(Dataset records)

━━━━━━━━━━━━━━━━━━━━

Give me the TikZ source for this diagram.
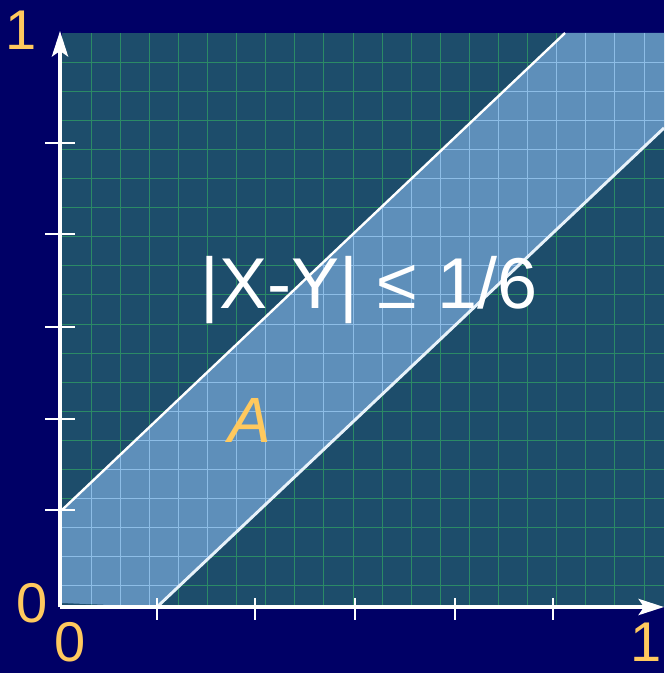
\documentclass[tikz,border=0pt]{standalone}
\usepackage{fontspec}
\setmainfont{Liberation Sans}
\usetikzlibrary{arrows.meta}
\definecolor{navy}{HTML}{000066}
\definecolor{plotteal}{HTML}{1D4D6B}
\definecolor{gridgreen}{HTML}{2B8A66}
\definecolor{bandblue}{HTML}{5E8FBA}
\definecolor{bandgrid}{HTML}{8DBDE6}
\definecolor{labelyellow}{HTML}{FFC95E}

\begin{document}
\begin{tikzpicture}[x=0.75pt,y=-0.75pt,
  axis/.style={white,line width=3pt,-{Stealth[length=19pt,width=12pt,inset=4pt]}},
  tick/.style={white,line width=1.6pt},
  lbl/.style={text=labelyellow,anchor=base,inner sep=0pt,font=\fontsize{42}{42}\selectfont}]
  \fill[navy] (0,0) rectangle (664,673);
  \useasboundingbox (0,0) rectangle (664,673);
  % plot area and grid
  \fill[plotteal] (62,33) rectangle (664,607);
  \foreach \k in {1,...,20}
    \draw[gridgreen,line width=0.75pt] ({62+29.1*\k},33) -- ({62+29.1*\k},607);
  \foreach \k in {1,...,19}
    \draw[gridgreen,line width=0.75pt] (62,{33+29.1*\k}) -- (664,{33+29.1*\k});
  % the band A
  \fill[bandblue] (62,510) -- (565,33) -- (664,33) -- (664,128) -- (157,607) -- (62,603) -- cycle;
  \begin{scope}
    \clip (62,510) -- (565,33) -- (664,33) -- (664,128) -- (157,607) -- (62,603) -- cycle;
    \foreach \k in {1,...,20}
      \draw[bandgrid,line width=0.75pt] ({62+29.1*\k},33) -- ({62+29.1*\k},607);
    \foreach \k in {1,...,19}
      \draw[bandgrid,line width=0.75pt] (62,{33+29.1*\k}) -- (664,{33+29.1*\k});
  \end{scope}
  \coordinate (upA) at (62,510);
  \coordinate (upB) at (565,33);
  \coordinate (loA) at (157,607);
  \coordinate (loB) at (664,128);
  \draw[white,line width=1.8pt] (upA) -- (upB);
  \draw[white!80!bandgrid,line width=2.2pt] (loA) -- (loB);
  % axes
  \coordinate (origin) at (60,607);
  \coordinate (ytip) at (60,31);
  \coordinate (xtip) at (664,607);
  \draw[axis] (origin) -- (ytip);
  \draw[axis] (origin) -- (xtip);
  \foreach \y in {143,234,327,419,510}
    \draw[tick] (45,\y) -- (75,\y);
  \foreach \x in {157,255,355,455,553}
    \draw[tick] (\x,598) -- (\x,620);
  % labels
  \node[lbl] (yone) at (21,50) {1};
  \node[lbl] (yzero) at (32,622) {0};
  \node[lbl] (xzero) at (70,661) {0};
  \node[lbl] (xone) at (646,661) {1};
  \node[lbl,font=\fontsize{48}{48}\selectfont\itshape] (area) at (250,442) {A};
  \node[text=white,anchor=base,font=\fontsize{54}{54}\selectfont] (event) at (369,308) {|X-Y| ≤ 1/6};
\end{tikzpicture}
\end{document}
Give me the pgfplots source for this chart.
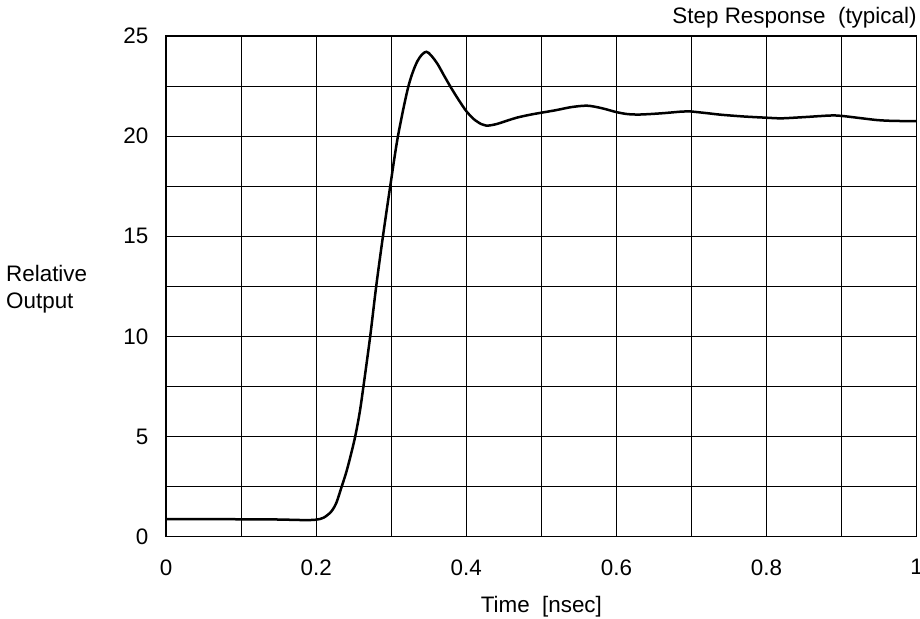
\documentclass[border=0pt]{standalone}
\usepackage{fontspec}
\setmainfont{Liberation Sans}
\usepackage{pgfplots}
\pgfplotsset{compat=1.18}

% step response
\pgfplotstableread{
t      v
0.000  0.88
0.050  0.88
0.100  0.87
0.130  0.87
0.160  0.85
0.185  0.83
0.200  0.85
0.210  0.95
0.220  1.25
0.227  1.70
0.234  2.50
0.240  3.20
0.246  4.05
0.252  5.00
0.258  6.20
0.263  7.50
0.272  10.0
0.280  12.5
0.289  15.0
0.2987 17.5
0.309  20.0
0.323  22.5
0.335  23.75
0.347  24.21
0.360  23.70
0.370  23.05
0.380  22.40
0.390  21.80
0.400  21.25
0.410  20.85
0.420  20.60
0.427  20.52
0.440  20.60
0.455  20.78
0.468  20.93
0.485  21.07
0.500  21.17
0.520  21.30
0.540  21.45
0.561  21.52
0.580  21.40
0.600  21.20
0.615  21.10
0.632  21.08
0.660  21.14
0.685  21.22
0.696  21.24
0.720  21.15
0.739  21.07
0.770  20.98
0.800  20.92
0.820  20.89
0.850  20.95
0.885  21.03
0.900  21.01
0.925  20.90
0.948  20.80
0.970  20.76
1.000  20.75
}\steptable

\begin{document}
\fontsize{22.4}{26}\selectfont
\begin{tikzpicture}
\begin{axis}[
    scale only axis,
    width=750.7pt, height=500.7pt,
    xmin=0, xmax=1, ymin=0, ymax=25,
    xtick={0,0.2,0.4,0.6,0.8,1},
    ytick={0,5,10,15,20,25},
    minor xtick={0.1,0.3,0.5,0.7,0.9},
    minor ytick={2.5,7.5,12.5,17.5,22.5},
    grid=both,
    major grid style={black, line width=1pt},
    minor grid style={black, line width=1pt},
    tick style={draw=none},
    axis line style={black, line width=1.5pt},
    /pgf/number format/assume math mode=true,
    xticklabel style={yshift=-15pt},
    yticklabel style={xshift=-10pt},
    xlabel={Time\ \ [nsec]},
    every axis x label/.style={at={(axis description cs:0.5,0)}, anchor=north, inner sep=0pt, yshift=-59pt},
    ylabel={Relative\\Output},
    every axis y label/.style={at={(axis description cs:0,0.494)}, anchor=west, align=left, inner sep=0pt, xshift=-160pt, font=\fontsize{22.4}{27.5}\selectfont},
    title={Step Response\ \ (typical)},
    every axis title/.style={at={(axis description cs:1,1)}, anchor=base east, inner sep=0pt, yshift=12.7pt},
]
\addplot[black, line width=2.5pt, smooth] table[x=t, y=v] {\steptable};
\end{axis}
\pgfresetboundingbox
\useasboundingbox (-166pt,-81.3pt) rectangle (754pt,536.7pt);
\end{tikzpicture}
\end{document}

━━━━━━━━━━━━━━━━━━━━

Transcribe the whole listing, character for character, but not its images.

Give me the TikZ source for this diagram.
\documentclass[tikz,border=0pt]{standalone}
\usepackage{fontspec}
\setmainfont{Liberation Sans}
\usetikzlibrary{arrows.meta}
\definecolor{navy}{HTML}{000066}
\definecolor{plotteal}{HTML}{1D4D6B}
\definecolor{gridgreen}{HTML}{2B8A66}
\definecolor{bandblue}{HTML}{5E8FBA}
\definecolor{bandgrid}{HTML}{8DBDE6}
\definecolor{labelyellow}{HTML}{FFC95E}

\begin{document}
\begin{tikzpicture}[x=0.75pt,y=-0.75pt,
  axis/.style={white,line width=3pt,-{Stealth[length=19pt,width=12pt,inset=4pt]}},
  tick/.style={white,line width=1.6pt},
  lbl/.style={text=labelyellow,anchor=base,inner sep=0pt,font=\fontsize{42}{42}\selectfont}]
  \fill[navy] (0,0) rectangle (664,673);
  \useasboundingbox (0,0) rectangle (664,673);
  % plot area and grid
  \fill[plotteal] (62,33) rectangle (664,607);
  \foreach \k in {1,...,20}
    \draw[gridgreen,line width=0.75pt] ({62+29.1*\k},33) -- ({62+29.1*\k},607);
  \foreach \k in {1,...,19}
    \draw[gridgreen,line width=0.75pt] (62,{33+29.1*\k}) -- (664,{33+29.1*\k});
  % the band A
  \fill[bandblue] (62,510) -- (565,33) -- (664,33) -- (664,128) -- (157,607) -- (62,603) -- cycle;
  \begin{scope}
    \clip (62,510) -- (565,33) -- (664,33) -- (664,128) -- (157,607) -- (62,603) -- cycle;
    \foreach \k in {1,...,20}
      \draw[bandgrid,line width=0.75pt] ({62+29.1*\k},33) -- ({62+29.1*\k},607);
    \foreach \k in {1,...,19}
      \draw[bandgrid,line width=0.75pt] (62,{33+29.1*\k}) -- (664,{33+29.1*\k});
  \end{scope}
  \coordinate (upA) at (62,510);
  \coordinate (upB) at (565,33);
  \coordinate (loA) at (157,607);
  \coordinate (loB) at (664,128);
  \draw[white,line width=1.8pt] (upA) -- (upB);
  \draw[white!80!bandgrid,line width=2.2pt] (loA) -- (loB);
  % axes
  \coordinate (origin) at (60,607);
  \coordinate (ytip) at (60,31);
  \coordinate (xtip) at (664,607);
  \draw[axis] (origin) -- (ytip);
  \draw[axis] (origin) -- (xtip);
  \foreach \y in {143,234,327,419,510}
    \draw[tick] (45,\y) -- (75,\y);
  \foreach \x in {157,255,355,455,553}
    \draw[tick] (\x,598) -- (\x,620);
  % labels
  \node[lbl] (yone) at (21,50) {1};
  \node[lbl] (yzero) at (32,622) {0};
  \node[lbl] (xzero) at (70,661) {0};
  \node[lbl] (xone) at (646,661) {1};
  \node[lbl,font=\fontsize{48}{48}\selectfont\itshape] (area) at (250,442) {A};
  \node[text=white,anchor=base,font=\fontsize{54}{54}\selectfont] (event) at (369,308) {|X-Y| ≤ 1/6};
\end{tikzpicture}
\end{document}
Give me the pgfplots source for this chart.
\documentclass[border=0pt]{standalone}
\usepackage{fontspec}
\setmainfont{Liberation Sans}
\usepackage{pgfplots}
\pgfplotsset{compat=1.18}

% step response
\pgfplotstableread{
t      v
0.000  0.88
0.050  0.88
0.100  0.87
0.130  0.87
0.160  0.85
0.185  0.83
0.200  0.85
0.210  0.95
0.220  1.25
0.227  1.70
0.234  2.50
0.240  3.20
0.246  4.05
0.252  5.00
0.258  6.20
0.263  7.50
0.272  10.0
0.280  12.5
0.289  15.0
0.2987 17.5
0.309  20.0
0.323  22.5
0.335  23.75
0.347  24.21
0.360  23.70
0.370  23.05
0.380  22.40
0.390  21.80
0.400  21.25
0.410  20.85
0.420  20.60
0.427  20.52
0.440  20.60
0.455  20.78
0.468  20.93
0.485  21.07
0.500  21.17
0.520  21.30
0.540  21.45
0.561  21.52
0.580  21.40
0.600  21.20
0.615  21.10
0.632  21.08
0.660  21.14
0.685  21.22
0.696  21.24
0.720  21.15
0.739  21.07
0.770  20.98
0.800  20.92
0.820  20.89
0.850  20.95
0.885  21.03
0.900  21.01
0.925  20.90
0.948  20.80
0.970  20.76
1.000  20.75
}\steptable

\begin{document}
\fontsize{22.4}{26}\selectfont
\begin{tikzpicture}
\begin{axis}[
    scale only axis,
    width=750.7pt, height=500.7pt,
    xmin=0, xmax=1, ymin=0, ymax=25,
    xtick={0,0.2,0.4,0.6,0.8,1},
    ytick={0,5,10,15,20,25},
    minor xtick={0.1,0.3,0.5,0.7,0.9},
    minor ytick={2.5,7.5,12.5,17.5,22.5},
    grid=both,
    major grid style={black, line width=1pt},
    minor grid style={black, line width=1pt},
    tick style={draw=none},
    axis line style={black, line width=1.5pt},
    /pgf/number format/assume math mode=true,
    xticklabel style={yshift=-15pt},
    yticklabel style={xshift=-10pt},
    xlabel={Time\ \ [nsec]},
    every axis x label/.style={at={(axis description cs:0.5,0)}, anchor=north, inner sep=0pt, yshift=-59pt},
    ylabel={Relative\\Output},
    every axis y label/.style={at={(axis description cs:0,0.494)}, anchor=west, align=left, inner sep=0pt, xshift=-160pt, font=\fontsize{22.4}{27.5}\selectfont},
    title={Step Response\ \ (typical)},
    every axis title/.style={at={(axis description cs:1,1)}, anchor=base east, inner sep=0pt, yshift=12.7pt},
]
\addplot[black, line width=2.5pt, smooth] table[x=t, y=v] {\steptable};
\end{axis}
\pgfresetboundingbox
\useasboundingbox (-166pt,-81.3pt) rectangle (754pt,536.7pt);
\end{tikzpicture}
\end{document}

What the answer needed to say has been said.